■ **AIM**
Repeat the data below exactly, dropping any pictures it holds.

■ **DATA PROVIDED**
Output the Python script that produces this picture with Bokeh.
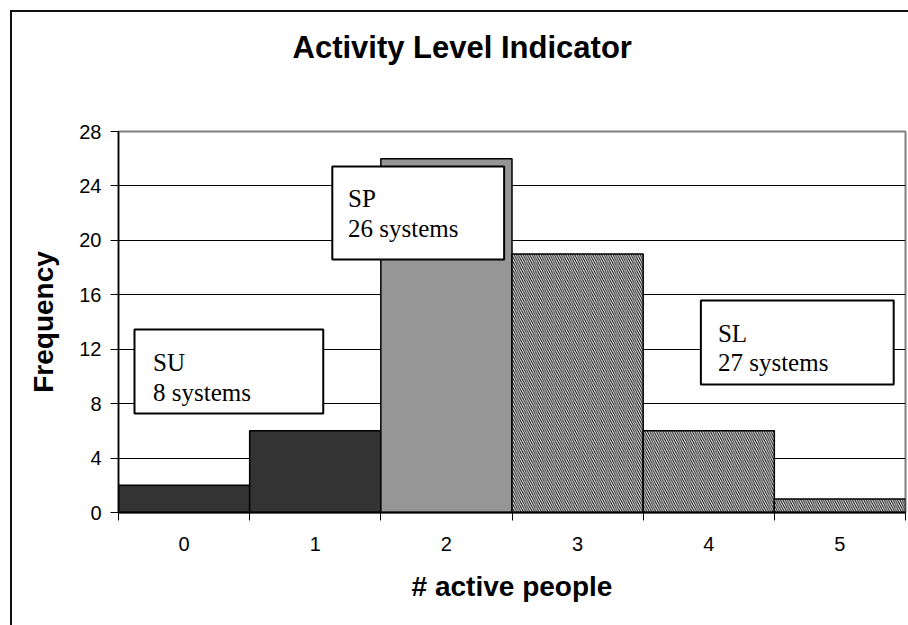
from bokeh.plotting import figure
from bokeh.models import Range1d, FixedTicker, ColumnDataSource, LinearAxis
from bokeh.core.properties import value
from bokeh.embed import file_html
from bokeh.resources import INLINE

# ---- data ----
active_people = [0, 1, 2, 3, 4, 5]
x_labels = ["0", "1", "2", "3", "4", "5"]
frequency = [2, 6, 26, 19, 6, 1]
group = ["SU", "SU", "SP", "SL", "SL", "SL"]
y_ticks = [0, 4, 8, 12, 16, 20, 24, 28]
group_line1 = ["SU", "SP", "SL"]
group_line2 = ["8 systems", "26 systems", "27 systems"]

# ---- styles ----
fill_by_group = {"SU": "#333333", "SP": "#969696", "SL": "#ffffff"}
hatch_by_group = {"SU": " ", "SP": " ", "SL": "left_diagonal_line"}

W, H = 908, 625
border_css = ("linear-gradient(#111,#111) 10px 10px / 2px calc(100% - 10px) no-repeat, "
              "linear-gradient(#111,#111) 10px 10px / calc(100% - 10px) 2px no-repeat, #ffffff")
p = figure(width=W, height=H, output_backend="svg", toolbar_location=None,
           x_range=Range1d(-0.5, 5.5), y_range=Range1d(0, 28),
           min_border_left=118, min_border_right=3, min_border_top=131,
           min_border_bottom=113,
           styles={"background": border_css})
p.background_fill_color = "white"
p.border_fill_alpha = 0
p.outline_line_color = "#808080"
p.outline_line_width = 2

# title
p.title.text = "Activity Level Indicator"
p.title.align = "left"
p.title.offset = 174
p.title.standoff = 10
p.title.text_font = "Liberation Sans"
p.title.text_font_size = "31px"
p.title.text_font_style = "bold"
p.title.text_color = "black"

# grid
p.xgrid.visible = False
p.ygrid.ticker = FixedTicker(ticks=y_ticks[1:-1])
p.ygrid.grid_line_color = "black"
p.ygrid.grid_line_width = 1
p.ygrid.level = "underlay"

# bars
src = ColumnDataSource(dict(
    x=active_people, top=frequency,
    fill=[fill_by_group[g] for g in group],
    hatch=[hatch_by_group[g] for g in group],
))
p.vbar(x="x", top="top", width=1.0, bottom=0, source=src,
       fill_color="fill", line_color="black", line_width=1.5,
       hatch_pattern="hatch", hatch_color="black", hatch_scale=4.5,
       hatch_weight=1)

# annotation boxes (data coordinates)
box_left = [-0.378, 1.13, 3.94]
box_right = [1.061, 2.44, 5.41]
box_top = [13.45, 25.43, 15.58]
box_bottom = [7.28, 18.59, 9.41]
p.quad(left=box_left, right=box_right, top=box_top, bottom=box_bottom,
       fill_color="white", line_color="black", line_width=2)
text_x = [-0.237, 1.25, 4.07]
line1_y = [11.02, 23.08, 13.18]
line2_y = [8.82, 20.87, 11.05]
p.text(x=text_x, y=line1_y, text=group_line1, text_font=value("Liberation Serif"),
       text_font_size="25px", text_color="black", text_baseline="alphabetic")
p.text(x=text_x, y=line2_y, text=group_line2, text_font=value("Liberation Serif"),
       text_font_size="25px", text_color="black", text_baseline="alphabetic")

# axes
yax = p.left[0]
yax.ticker = FixedTicker(ticks=y_ticks)
yax.major_tick_out = 8
yax.major_tick_in = 0
yax.minor_tick_out = 0
yax.minor_tick_in = 0
yax.major_label_standoff = 9
yax.major_label_text_font = "Liberation Sans"
yax.major_label_text_font_size = "20px"
yax.major_label_text_color = "black"
yax.axis_line_color = "black"
yax.axis_line_width = 1.5
yax.major_tick_line_color = "black"
yax.major_tick_line_width = 1
yax.axis_label = "Frequency"
yax.axis_label_text_font = "Liberation Sans"
yax.axis_label_text_font_size = "28px"
yax.axis_label_text_font_style = "bold"
yax.axis_label_text_color = "black"
yax.axis_label_standoff = 17

xax = p.below[0]
xax.ticker = FixedTicker(ticks=active_people,
                         minor_ticks=[i - 0.5 for i in active_people] + [active_people[-1] + 0.5])
xax.major_label_overrides = {i: s for i, s in zip(active_people, x_labels)}
xax.major_tick_out = 0
xax.major_tick_in = 0
xax.minor_tick_out = 8
xax.minor_tick_in = 0
xax.minor_tick_line_color = "black"
xax.minor_tick_line_width = 1
xax.major_label_standoff = 16
xax.major_label_text_font = "Liberation Sans"
xax.major_label_text_font_size = "20px"
xax.major_label_text_color = "black"
xax.axis_line_color = "black"
xax.axis_line_width = 2
xax.axis_label = "# active people"
xax.axis_label_text_font = "Liberation Sans"
xax.axis_label_text_font_size = "28px"
xax.axis_label_text_font_style = "bold"
xax.axis_label_text_color = "black"
xax.axis_label_standoff = 17

# invisible spacer between the frame and the title (keeps the title high up)
spacer = LinearAxis(ticker=FixedTicker(ticks=[active_people[0]]), axis_line_color=None,
                    major_tick_out=62, major_tick_in=0, minor_tick_out=0,
                    minor_tick_in=0, major_tick_line_color=None,
                    minor_tick_line_color=None, major_label_standoff=0,
                    major_label_text_font_size="1px", major_label_text_color=None)
p.add_layout(spacer, "above")

open("out.html", "w").write(file_html(p, INLINE))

■ **RESULT OF THIS EXERCISE**
Output the Python script that produces this picture with Bokeh.
from bokeh.plotting import figure
from bokeh.models import Range1d, FixedTicker, ColumnDataSource, LinearAxis
from bokeh.core.properties import value
from bokeh.embed import file_html
from bokeh.resources import INLINE

# ---- data ----
active_people = [0, 1, 2, 3, 4, 5]
x_labels = ["0", "1", "2", "3", "4", "5"]
frequency = [2, 6, 26, 19, 6, 1]
group = ["SU", "SU", "SP", "SL", "SL", "SL"]
y_ticks = [0, 4, 8, 12, 16, 20, 24, 28]
group_line1 = ["SU", "SP", "SL"]
group_line2 = ["8 systems", "26 systems", "27 systems"]

# ---- styles ----
fill_by_group = {"SU": "#333333", "SP": "#969696", "SL": "#ffffff"}
hatch_by_group = {"SU": " ", "SP": " ", "SL": "left_diagonal_line"}

W, H = 908, 625
border_css = ("linear-gradient(#111,#111) 10px 10px / 2px calc(100% - 10px) no-repeat, "
              "linear-gradient(#111,#111) 10px 10px / calc(100% - 10px) 2px no-repeat, #ffffff")
p = figure(width=W, height=H, output_backend="svg", toolbar_location=None,
           x_range=Range1d(-0.5, 5.5), y_range=Range1d(0, 28),
           min_border_left=118, min_border_right=3, min_border_top=131,
           min_border_bottom=113,
           styles={"background": border_css})
p.background_fill_color = "white"
p.border_fill_alpha = 0
p.outline_line_color = "#808080"
p.outline_line_width = 2

# title
p.title.text = "Activity Level Indicator"
p.title.align = "left"
p.title.offset = 174
p.title.standoff = 10
p.title.text_font = "Liberation Sans"
p.title.text_font_size = "31px"
p.title.text_font_style = "bold"
p.title.text_color = "black"

# grid
p.xgrid.visible = False
p.ygrid.ticker = FixedTicker(ticks=y_ticks[1:-1])
p.ygrid.grid_line_color = "black"
p.ygrid.grid_line_width = 1
p.ygrid.level = "underlay"

# bars
src = ColumnDataSource(dict(
    x=active_people, top=frequency,
    fill=[fill_by_group[g] for g in group],
    hatch=[hatch_by_group[g] for g in group],
))
p.vbar(x="x", top="top", width=1.0, bottom=0, source=src,
       fill_color="fill", line_color="black", line_width=1.5,
       hatch_pattern="hatch", hatch_color="black", hatch_scale=4.5,
       hatch_weight=1)

# annotation boxes (data coordinates)
box_left = [-0.378, 1.13, 3.94]
box_right = [1.061, 2.44, 5.41]
box_top = [13.45, 25.43, 15.58]
box_bottom = [7.28, 18.59, 9.41]
p.quad(left=box_left, right=box_right, top=box_top, bottom=box_bottom,
       fill_color="white", line_color="black", line_width=2)
text_x = [-0.237, 1.25, 4.07]
line1_y = [11.02, 23.08, 13.18]
line2_y = [8.82, 20.87, 11.05]
p.text(x=text_x, y=line1_y, text=group_line1, text_font=value("Liberation Serif"),
       text_font_size="25px", text_color="black", text_baseline="alphabetic")
p.text(x=text_x, y=line2_y, text=group_line2, text_font=value("Liberation Serif"),
       text_font_size="25px", text_color="black", text_baseline="alphabetic")

# axes
yax = p.left[0]
yax.ticker = FixedTicker(ticks=y_ticks)
yax.major_tick_out = 8
yax.major_tick_in = 0
yax.minor_tick_out = 0
yax.minor_tick_in = 0
yax.major_label_standoff = 9
yax.major_label_text_font = "Liberation Sans"
yax.major_label_text_font_size = "20px"
yax.major_label_text_color = "black"
yax.axis_line_color = "black"
yax.axis_line_width = 1.5
yax.major_tick_line_color = "black"
yax.major_tick_line_width = 1
yax.axis_label = "Frequency"
yax.axis_label_text_font = "Liberation Sans"
yax.axis_label_text_font_size = "28px"
yax.axis_label_text_font_style = "bold"
yax.axis_label_text_color = "black"
yax.axis_label_standoff = 17

xax = p.below[0]
xax.ticker = FixedTicker(ticks=active_people,
                         minor_ticks=[i - 0.5 for i in active_people] + [active_people[-1] + 0.5])
xax.major_label_overrides = {i: s for i, s in zip(active_people, x_labels)}
xax.major_tick_out = 0
xax.major_tick_in = 0
xax.minor_tick_out = 8
xax.minor_tick_in = 0
xax.minor_tick_line_color = "black"
xax.minor_tick_line_width = 1
xax.major_label_standoff = 16
xax.major_label_text_font = "Liberation Sans"
xax.major_label_text_font_size = "20px"
xax.major_label_text_color = "black"
xax.axis_line_color = "black"
xax.axis_line_width = 2
xax.axis_label = "# active people"
xax.axis_label_text_font = "Liberation Sans"
xax.axis_label_text_font_size = "28px"
xax.axis_label_text_font_style = "bold"
xax.axis_label_text_color = "black"
xax.axis_label_standoff = 17

# invisible spacer between the frame and the title (keeps the title high up)
spacer = LinearAxis(ticker=FixedTicker(ticks=[active_people[0]]), axis_line_color=None,
                    major_tick_out=62, major_tick_in=0, minor_tick_out=0,
                    minor_tick_in=0, major_tick_line_color=None,
                    minor_tick_line_color=None, major_label_standoff=0,
                    major_label_text_font_size="1px", major_label_text_color=None)
p.add_layout(spacer, "above")

open("out.html", "w").write(file_html(p, INLINE))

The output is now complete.